── MATERIAL PROVIDED
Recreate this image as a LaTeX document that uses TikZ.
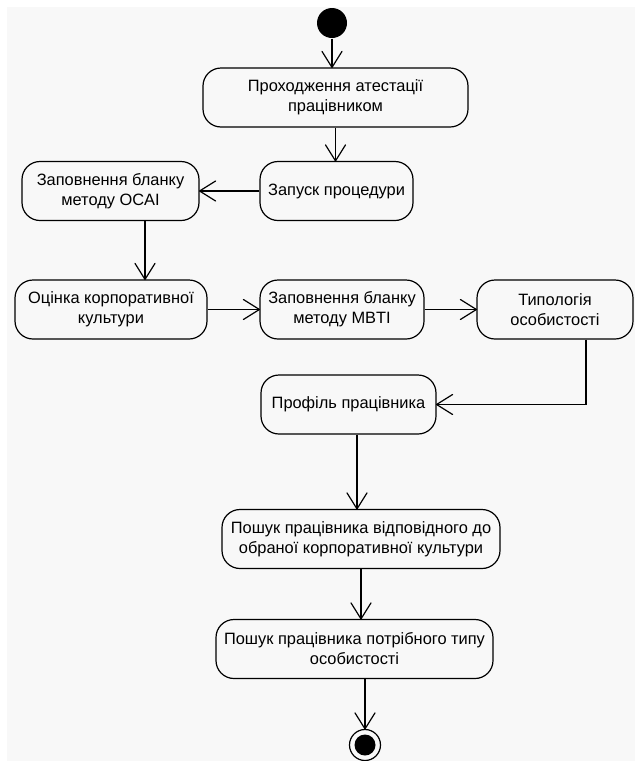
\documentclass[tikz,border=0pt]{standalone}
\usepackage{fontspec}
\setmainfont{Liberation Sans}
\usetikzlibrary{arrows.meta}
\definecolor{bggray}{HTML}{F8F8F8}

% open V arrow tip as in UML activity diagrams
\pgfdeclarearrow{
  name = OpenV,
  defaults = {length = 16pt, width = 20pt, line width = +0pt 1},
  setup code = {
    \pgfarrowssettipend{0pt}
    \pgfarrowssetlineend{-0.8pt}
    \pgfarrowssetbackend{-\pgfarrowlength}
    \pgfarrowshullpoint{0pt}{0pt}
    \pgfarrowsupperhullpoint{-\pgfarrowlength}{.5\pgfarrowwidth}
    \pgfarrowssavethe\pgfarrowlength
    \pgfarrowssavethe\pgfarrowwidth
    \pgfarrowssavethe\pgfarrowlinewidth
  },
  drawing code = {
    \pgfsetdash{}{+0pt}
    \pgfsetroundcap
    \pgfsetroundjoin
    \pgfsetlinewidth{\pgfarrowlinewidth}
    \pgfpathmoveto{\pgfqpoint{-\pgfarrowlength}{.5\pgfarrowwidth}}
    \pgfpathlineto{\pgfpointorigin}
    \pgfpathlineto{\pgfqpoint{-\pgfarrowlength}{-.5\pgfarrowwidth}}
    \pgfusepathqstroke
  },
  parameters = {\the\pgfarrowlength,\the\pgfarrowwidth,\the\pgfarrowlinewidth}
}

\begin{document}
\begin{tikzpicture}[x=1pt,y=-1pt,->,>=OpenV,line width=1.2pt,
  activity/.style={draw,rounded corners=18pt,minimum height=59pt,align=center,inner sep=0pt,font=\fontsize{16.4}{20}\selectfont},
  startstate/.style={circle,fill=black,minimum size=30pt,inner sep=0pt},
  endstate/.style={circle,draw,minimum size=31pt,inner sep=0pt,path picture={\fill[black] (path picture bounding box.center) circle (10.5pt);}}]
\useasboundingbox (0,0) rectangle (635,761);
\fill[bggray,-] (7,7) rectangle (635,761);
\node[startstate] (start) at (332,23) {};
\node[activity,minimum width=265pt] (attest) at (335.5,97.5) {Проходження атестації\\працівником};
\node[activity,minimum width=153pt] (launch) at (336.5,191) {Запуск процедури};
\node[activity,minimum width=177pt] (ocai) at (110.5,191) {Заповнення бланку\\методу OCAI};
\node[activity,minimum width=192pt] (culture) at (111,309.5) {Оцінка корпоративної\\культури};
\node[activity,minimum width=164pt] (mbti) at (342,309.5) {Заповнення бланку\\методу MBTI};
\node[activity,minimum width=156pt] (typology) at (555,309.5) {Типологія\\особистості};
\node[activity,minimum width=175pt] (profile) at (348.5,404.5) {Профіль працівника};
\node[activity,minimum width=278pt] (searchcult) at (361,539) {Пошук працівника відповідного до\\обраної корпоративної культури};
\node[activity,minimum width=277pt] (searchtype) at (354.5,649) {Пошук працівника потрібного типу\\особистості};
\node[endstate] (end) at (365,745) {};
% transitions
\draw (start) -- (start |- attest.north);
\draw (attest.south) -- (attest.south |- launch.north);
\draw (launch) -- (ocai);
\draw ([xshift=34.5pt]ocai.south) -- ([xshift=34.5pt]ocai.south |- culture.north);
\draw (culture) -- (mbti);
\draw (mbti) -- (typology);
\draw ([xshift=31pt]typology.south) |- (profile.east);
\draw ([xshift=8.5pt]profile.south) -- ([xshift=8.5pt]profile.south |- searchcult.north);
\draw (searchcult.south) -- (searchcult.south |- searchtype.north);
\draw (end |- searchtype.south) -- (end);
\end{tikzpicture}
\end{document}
────
Repeat the full listing above exactly, with no pictures in the copy.

- CORRECT ANSWER:
Recreate this image as a LaTeX document that uses TikZ.
\documentclass[tikz,border=0pt]{standalone}
\usepackage{fontspec}
\setmainfont{Liberation Sans}
\usetikzlibrary{arrows.meta}
\definecolor{bggray}{HTML}{F8F8F8}

% open V arrow tip as in UML activity diagrams
\pgfdeclarearrow{
  name = OpenV,
  defaults = {length = 16pt, width = 20pt, line width = +0pt 1},
  setup code = {
    \pgfarrowssettipend{0pt}
    \pgfarrowssetlineend{-0.8pt}
    \pgfarrowssetbackend{-\pgfarrowlength}
    \pgfarrowshullpoint{0pt}{0pt}
    \pgfarrowsupperhullpoint{-\pgfarrowlength}{.5\pgfarrowwidth}
    \pgfarrowssavethe\pgfarrowlength
    \pgfarrowssavethe\pgfarrowwidth
    \pgfarrowssavethe\pgfarrowlinewidth
  },
  drawing code = {
    \pgfsetdash{}{+0pt}
    \pgfsetroundcap
    \pgfsetroundjoin
    \pgfsetlinewidth{\pgfarrowlinewidth}
    \pgfpathmoveto{\pgfqpoint{-\pgfarrowlength}{.5\pgfarrowwidth}}
    \pgfpathlineto{\pgfpointorigin}
    \pgfpathlineto{\pgfqpoint{-\pgfarrowlength}{-.5\pgfarrowwidth}}
    \pgfusepathqstroke
  },
  parameters = {\the\pgfarrowlength,\the\pgfarrowwidth,\the\pgfarrowlinewidth}
}

\begin{document}
\begin{tikzpicture}[x=1pt,y=-1pt,->,>=OpenV,line width=1.2pt,
  activity/.style={draw,rounded corners=18pt,minimum height=59pt,align=center,inner sep=0pt,font=\fontsize{16.4}{20}\selectfont},
  startstate/.style={circle,fill=black,minimum size=30pt,inner sep=0pt},
  endstate/.style={circle,draw,minimum size=31pt,inner sep=0pt,path picture={\fill[black] (path picture bounding box.center) circle (10.5pt);}}]
\useasboundingbox (0,0) rectangle (635,761);
\fill[bggray,-] (7,7) rectangle (635,761);
\node[startstate] (start) at (332,23) {};
\node[activity,minimum width=265pt] (attest) at (335.5,97.5) {Проходження атестації\\працівником};
\node[activity,minimum width=153pt] (launch) at (336.5,191) {Запуск процедури};
\node[activity,minimum width=177pt] (ocai) at (110.5,191) {Заповнення бланку\\методу OCAI};
\node[activity,minimum width=192pt] (culture) at (111,309.5) {Оцінка корпоративної\\культури};
\node[activity,minimum width=164pt] (mbti) at (342,309.5) {Заповнення бланку\\методу MBTI};
\node[activity,minimum width=156pt] (typology) at (555,309.5) {Типологія\\особистості};
\node[activity,minimum width=175pt] (profile) at (348.5,404.5) {Профіль працівника};
\node[activity,minimum width=278pt] (searchcult) at (361,539) {Пошук працівника відповідного до\\обраної корпоративної культури};
\node[activity,minimum width=277pt] (searchtype) at (354.5,649) {Пошук працівника потрібного типу\\особистості};
\node[endstate] (end) at (365,745) {};
% transitions
\draw (start) -- (start |- attest.north);
\draw (attest.south) -- (attest.south |- launch.north);
\draw (launch) -- (ocai);
\draw ([xshift=34.5pt]ocai.south) -- ([xshift=34.5pt]ocai.south |- culture.north);
\draw (culture) -- (mbti);
\draw (mbti) -- (typology);
\draw ([xshift=31pt]typology.south) |- (profile.east);
\draw ([xshift=8.5pt]profile.south) -- ([xshift=8.5pt]profile.south |- searchcult.north);
\draw (searchcult.south) -- (searchcult.south |- searchtype.north);
\draw (end |- searchtype.south) -- (end);
\end{tikzpicture}
\end{document}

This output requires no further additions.